* _Data excerpt_:
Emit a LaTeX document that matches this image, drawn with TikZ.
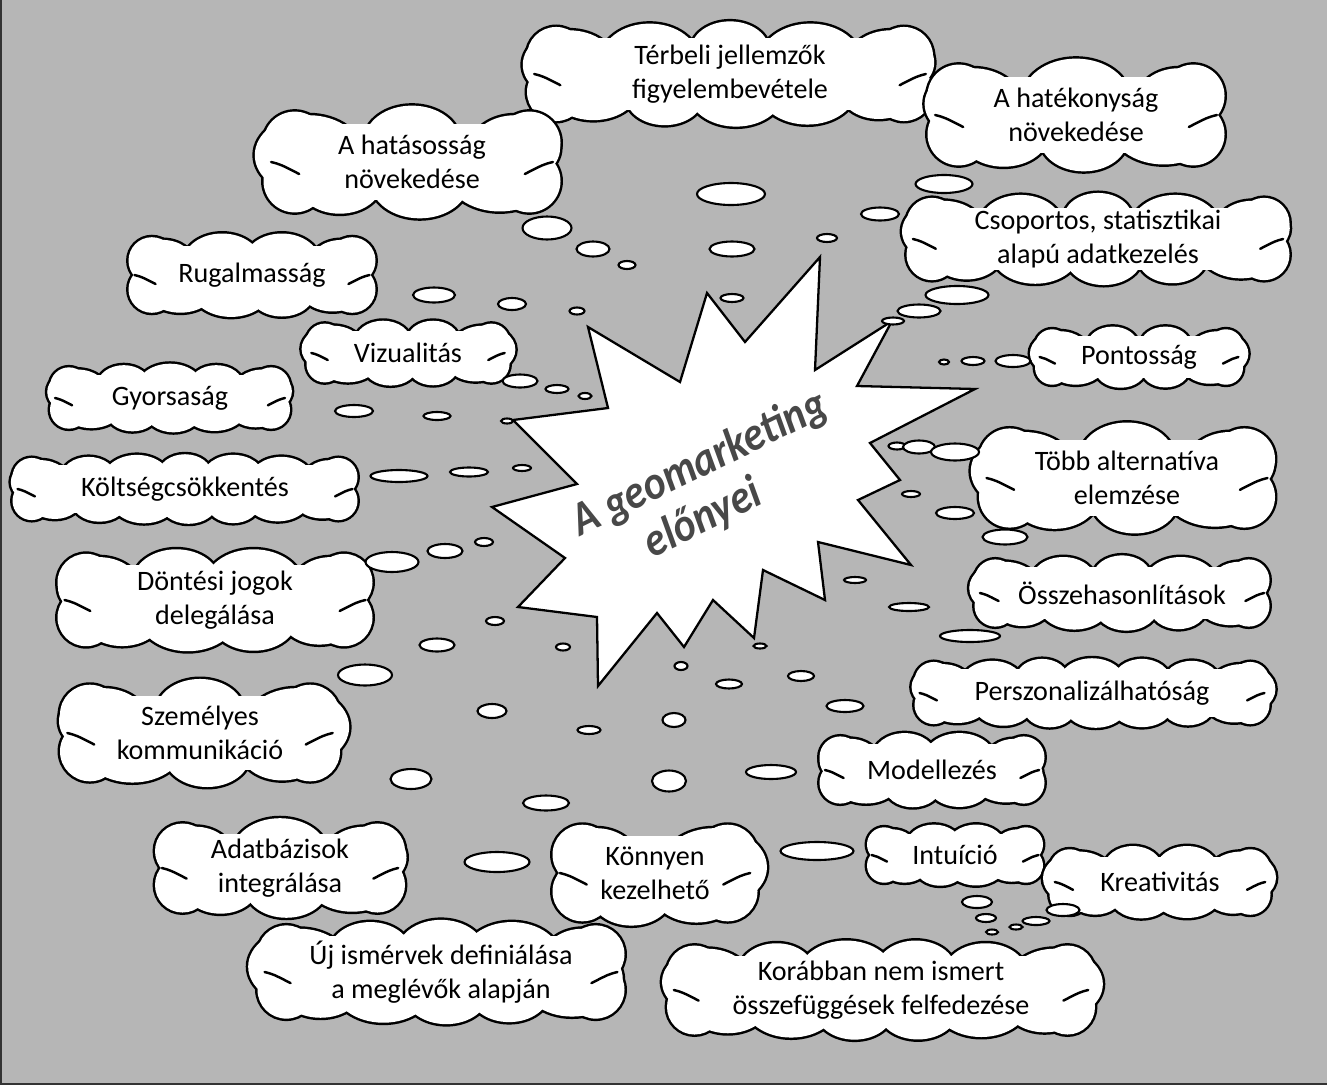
\documentclass[tikz,border=0pt]{standalone}
\usepackage{fontspec}
\setmainfont{Carlito}
\usetikzlibrary{calc}
\definecolor{bg}{RGB}{182,182,182}
\definecolor{titlegray}{RGB}{72,72,72}
% puffs of one cloud, drawn with the options given
\newcommand{\cloudpuffs}[1]{%
  \path[#1] (\cXl,\cCy-\cDd) circle [radius=\cRa*0.02cm]
            (\cXl,\cCy+\cDd) circle [radius=\cRa*0.02cm]
            (\cXr,\cCy-\cDd) circle [radius=\cRa*0.02cm]
            (\cXr,\cCy+\cDd) circle [radius=\cRa*0.02cm];
  \foreach \i in {0,...,\cKm}{%
    \pgfmathsetmacro{\cPx}{\cLx+\i*\cSs}
    \pgfmathsetmacro{\cPr}{\cRt*(1+0.14*sin(\i*137+\cCx))}
    \pgfmathsetmacro{\cPo}{0.08*\cH*((\cPx-\cCx)/\cHw)^2}
    \pgfmathsetmacro{\cQx}{\cLb+\i*\cSb}
    \pgfmathsetmacro{\cQr}{\cRt*(1+0.14*cos(\i*111+\cCy))}
    \pgfmathsetmacro{\cQo}{0.08*\cH*((\cQx-\cCx)/\cHw)^2}
    \path[#1] (\cPx,\cCy-\cCb+\cPr+0.03*\cH+\cPo) ellipse [x radius=1.35*\cPr*0.02cm, y radius=\cPr*0.02cm]
              (\cQx,\cCy+\cCb-\cQr-0.03*\cH-\cQo) ellipse [x radius=1.35*\cQr*0.02cm, y radius=\cQr*0.02cm];
  }%
}
% \mycloud{name}{cx}{cy}{w}{h}{text}
\newcommand{\mycloud}[6]{%
  \pgfmathsetmacro{\cCx}{#2}
  \pgfmathsetmacro{\cCy}{#3}
  \pgfmathsetmacro{\cH}{#5}
  \pgfmathsetmacro{\cCa}{#4/2}
  \pgfmathsetmacro{\cCb}{#5/2}
  \pgfmathsetmacro{\cRa}{0.26*#5}
  \pgfmathsetmacro{\cDd}{0.16*#5}
  \pgfmathsetmacro{\cRt}{0.3*#5}
  \pgfmathsetmacro{\cXl}{#2-\cCa+\cRa}
  \pgfmathsetmacro{\cXr}{#2+\cCa-\cRa}
  \pgfmathsetmacro{\cLx}{#2-\cCa+1.45*\cRa}
  \pgfmathsetmacro{\cRx}{#2+\cCa-1.45*\cRa}
  \pgfmathsetmacro{\cHw}{(\cRx-\cLx)/2}
  \pgfmathtruncatemacro{\cK}{max(2,round((\cRx-\cLx)/(1.75*1.35*\cRt))+1)}
  \pgfmathtruncatemacro{\cKm}{\cK-1}
  \pgfmathsetmacro{\cSs}{(\cRx-\cLx)/\cKm}
  \pgfmathsetmacro{\cLb}{\cLx+0.3*\cSs}
  \pgfmathsetmacro{\cSb}{(\cRx-0.15*\cSs-\cLb)/\cKm}
  \pgfmathsetmacro{\cCusp}{sqrt(\cRa*\cRa-\cDd*\cDd)}
  \cloudpuffs{draw=black, line width=2.8pt}
  \cloudpuffs{fill=white}
  \fill[white] (\cXl,\cCy-\cCb+0.5*\cRt+0.03*\cH) rectangle (\cXr,\cCy+\cCb-0.5*\cRt-0.03*\cH);
  \draw[curl] (\cXl-\cCusp+1,\cCy) .. controls +(0.3*\cRa,0.02*#5) .. ++(0.9*\cRa,0.1*#5);
  \draw[curl] (\cXr+\cCusp-1,\cCy) .. controls +(-0.3*\cRa,0.02*#5) .. ++(-0.9*\cRa,0.1*#5);
  \node[cloudtext] (#1) at (#2,#3) {#6};
}
\begin{document}
\begin{tikzpicture}[x=0.02cm,y=-0.02cm,
  cloudtext/.style={align=center, inner sep=0pt, font=\fontsize{16}{19.5}\selectfont},
  bub/.style={draw=black, line width=1.2pt, fill=white},
  curl/.style={line width=1.4pt, line cap=round},
  burst/.style={draw=black, line width=1.3pt, fill=white, line join=miter},
  titlefont/.style={font=\fontsize{27}{29}\selectfont\bfseries\itshape, text=titlegray, inner sep=0pt, align=center}]
% background
\fill[bg] (0,0) rectangle (1327,1085);
\useasboundingbox (0,0) rectangle (1327,1085);
\draw[line width=1.6pt, black!80] (1,0) -- (1,1084) -- (1327,1084);

% starburst
\draw[burst] (588,327) -- (680,382) -- (707,293) -- (745,342) -- (820,257) -- (815,370)
  -- (892,321) -- (857,386) -- (975,389) -- (870,443) -- (900,480) -- (858,500)
  -- (911,565) -- (818,542) -- (825,600) -- (763,570) -- (754,638) -- (713,600)
  -- (684,647) -- (657,613) -- (598,686) -- (597,617) -- (518,607) -- (565,558)
  -- (492,507) -- (577,484) -- (513,420) -- (608,408) -- cycle;
\node[titlefont, rotate=26] (title) at (711,487)
  {\scalebox{0.88}[1]{A geomarketing}\\\scalebox{0.88}[1]{előnyei}\hspace*{24pt}};

% clouds
\foreach \n/\x/\y/\w/\h/\txt in {
 c1/730/74/406/112/{Térbeli jellemzők\\figyelembevétele},
 c2/1076/115/297/120/{A hatékonyság\\növekedése},
 c3/412/162/297/120/{A hatásosság\\növekedése},
 c4/1098/239/383/98/{Csoportos, statisztikai\\alapú adatkezelés},
 c5/252/275/247/90/{Rugalmasság},
 c6/408/353/203/70/{Vizualitás},
 c7/1139/357/208/66/{Pontosság},
 c8/170/398/240/73/{Gyorsaság},
 c9/1127/478/296/118/{Több alternatíva\\elemzése},
 c10/185/489/345/74/{Költségcsökkentés},
 c11/215/600/315/110/{Döntési jogok\\delegálása},
 c12/1122/593/295/80/{Összehasonlítások},
 c13/1092/693/355/74/{Perszonalizálhatóság},
 c14/200/733/280/115/{Személyes\\kommunikáció},
 c15/932/770/225/80/{Modellezés},
 c16/280/868/250/106/{Adatbázisok\\integrálása},
 c17/655/873/205/115/{Könnyen\\kezelhető},
 c18/955/855/176/66/{Intuíció},
 c19/1160/882/221/78/{Kreativitás},
 c20/441/972/367/111/{Új ismérvek definiálása\\a meglévők alapján},
 c21/881/990/428/106/{Korábban nem ismert\\összefüggések felfedezése}}
{
  \mycloud{\n}{\x}{\y}{\w}{\h}{\txt}
}

% thought bubbles
\foreach \x/\y/\w/\h in {
 731/194/68/22, 547/228/49/23, 593/249/33/15, 627/265/17/8, 732/249/45/15,
 827/238/20/8, 880/214/38/13, 944/184/57/18, 434/295/42/15, 512/304/28/12,
 577/311/15/7, 732/298/23/8, 957/295/63/18, 919/311/43/13, 893/321/22/7,
 944/362/10/5, 973/361/23/8, 1013/361/35/12,
 520/381/35/13, 557/389/23/8, 585/396/13/6, 354/411/38/12, 437/416/27/8, 507/421/12/5,
 399/476/57/12, 469/472/38/9, 522/468/18/6, 392/562/53/20, 445/551/35/14,
 484/542/18/8, 495/621/18/8, 437/645/35/13, 563/647/14/7, 365/675/54/21,
 492/711/29/14, 589/730/23/8, 411/779/41/20, 546/803/46/15,
 681/666/13/8, 760/646/13/5, 729/684/26/9, 801/676/26/10, 674/720/23/14,
 845/706/37/12, 669/781/34/21, 771/772/50/14, 497/862/65/20, 817/851/73/18,
 977/902/30/12, 986/918/20/8, 992/932/12/5, 1016/927/13/5, 1036/921/27/8, 1063/910/33/12,
 897/446/17/7, 919/447/32/13, 955/452/48/17, 911/494/18/6, 955/513/38/12,
 1005/537/45/15, 855/580/22/6, 909/607/40/8, 970/636/60/12}
  \draw[bub] (\x,\y) ellipse [x radius={\w*0.01cm}, y radius={\h*0.01cm}];
\end{tikzpicture}
\end{document}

* _Directions for this task_: Take every line above carrying "with" and return it.

* _Answer to the problem_:
Emit a LaTeX document that matches this image, drawn with TikZ.
% puffs of one cloud, drawn with the options given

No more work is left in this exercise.